Actually, in my experience, Nature (and Science) papers tend to be the hardest to decipher, unless the author is a gifted writer. They are usually forced to compress their material to take just 1/3 of the printed area that would have been ideal, so the papers are often dense and incomprehensible (and then complemented by 100 pages of supp info). It's just the news&views and the perspectives sections that are accessible to a scientifically educated layman, not the actual research articles.
 
They are usually forced to compress their material to take just 1/3 of the printed area that would have been ideal, so the papers are often dense and incomprehensible (and then complemented by 100 pages of supp info).

I was wondering why Nature papers often had so many supplemental pages.
 
Actually, in my experience, Nature (and Science) papers tend to be the hardest to decipher, unless the author is a gifted writer. They are usually forced to compress their material to take just 1/3 of the printed area that would have been ideal, so the papers are often dense and incomprehensible (and then complemented by 100 pages of supp info). It's just the news&views and the perspectives sections that are accessible to a scientifically educated layman, not the actual research articles.

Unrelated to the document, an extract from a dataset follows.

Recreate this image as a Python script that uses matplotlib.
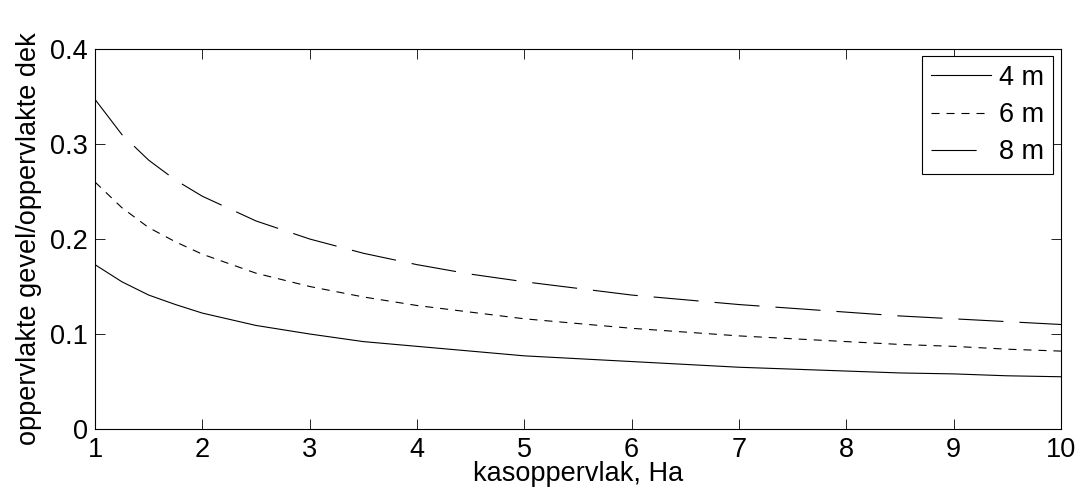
import matplotlib.pyplot as plt

plt.rcParams["font.family"] = ["Liberation Sans", "DejaVu Sans"]
plt.rcParams["lines.scale_dashes"] = False

# ── Data ──────────────────────────────────────────────────────────────────────
area_ha = [1, 1.25, 1.5, 1.75, 2, 2.5, 3, 3.5, 4, 4.5, 5, 5.5,
           6, 6.5, 7, 7.5, 8, 8.5, 9, 9.5, 10]
ratio_4m = [0.173, 0.155, 0.141, 0.131, 0.122, 0.109, 0.100, 0.092, 0.087, 0.082, 0.077, 0.074,
            0.071, 0.068, 0.065, 0.063, 0.061, 0.059, 0.058, 0.056, 0.055]
ratio_6m = [0.260, 0.233, 0.212, 0.197, 0.184, 0.164, 0.150, 0.139, 0.130, 0.123, 0.116, 0.111,
            0.106, 0.102, 0.098, 0.095, 0.092, 0.089, 0.087, 0.084, 0.082]
ratio_8m = [0.347, 0.310, 0.283, 0.262, 0.245, 0.219, 0.200, 0.185, 0.173, 0.163, 0.155, 0.148,
            0.141, 0.136, 0.131, 0.127, 0.123, 0.119, 0.116, 0.113, 0.110]
labels = ["4 m", "6 m", "8 m"]
x_ticks = [1, 2, 3, 4, 5, 6, 7, 8, 9, 10]
y_ticks = [0, 0.1, 0.2, 0.3, 0.4]
y_ticklabels = ["0", "0.1", "0.2", "0.3", "0.4"]

fs = 19.5

fig = plt.figure(figsize=(10.8, 4.95), dpi=100)
ax = fig.add_axes([95 / 1080, 1 - 429 / 495, 966 / 1080, 380 / 495])

lw = 0.8
ax.plot(area_ha, ratio_4m, color="black", lw=lw, linestyle="-", label=labels[0])
ax.plot(area_ha, ratio_6m, color="black", lw=lw, linestyle=(0, (5.8, 5.0)), label=labels[1])
ax.plot(area_ha, ratio_8m, color="black", lw=lw, linestyle=(0, (32.5, 11.5)), label=labels[2])

ax.set_xlim(1, 10)
ax.set_ylim(0, 0.4)
ax.set_xticks(x_ticks)
ax.set_yticks(y_ticks)
ax.set_yticklabels(y_ticklabels)
ax.tick_params(direction="in", length=7, width=0.6, labelsize=fs,
               top=True, right=True)
ax.tick_params(axis="x", pad=5.5)
ax.tick_params(axis="y", pad=5)
for s in ax.spines.values():
    s.set_linewidth(0.8)

ax.set_xlabel("kasoppervlak, Ha", fontsize=fs, labelpad=-1)
ax.set_ylabel("oppervlakte gevel/oppervlakte dek", fontsize=fs, labelpad=6)

leg = ax.legend(loc="upper right", bbox_to_anchor=(0.9917, 0.9816),
                borderaxespad=0, fancybox=False, edgecolor="black",
                fontsize=fs, handlelength=2.2, handletextpad=0.3,
                labelspacing=0.41, borderpad=0.33, framealpha=1)
leg.get_frame().set_linewidth(0.8)

fig.savefig("out.png", dpi=100)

I would say PRL is even harder, because it has the same size restrictions but the papers are usually more focused on substance than on selling. And the papers in the journals with no size restrictions might be easier to read, but usually not that interesting unless they cover a topic closely related to your own research. If online only journals like NJP gain more prominence this could change in the future, but for the moment if you want to write a high-impact publication in physics you are stuck with the 4 page and 4 figures letter format. (Unless you think your research is ground breaking enough to deserve a 6 page article)

I agree that the research articles are not accessible to the educated layman, but in principle they're supposed to be. And during the editing process you have to define every single symbol, even if an expert would instantly know what it means and any non-expert would have no chance to understand it anyway. But within the page limit general accessibility is next to impossible.

I was wondering why Nature papers often had so many supplemental pages.

That is usually a sign of an overzealous referee, who either didn't believe the claim (in that case you dump all supporting evidence you have in the supplementary information), or who just wanted more information on some detail and there is no way to fit it in the (probably already slightly to long) main paper.
 
I would say PRL is even harder, because it has the same size restrictions but the papers are usually more focused on substance than on selling.

That's a fair point. ;)

And the papers in the journals with no size restrictions might be easier to read, but usually not that interesting unless they cover a topic closely related to your own research. If online only journals like NJP gain more prominence this could change in the future, but for the moment if you want to write a high-impact publication in physics you are stuck with the 4 page and 4 figures letter format. (Unless you think your research is ground breaking enough to deserve a 6 page article)

This, I think, might be a specificity of Physics. I don't feel such a big restriction and/or lack of options in my field.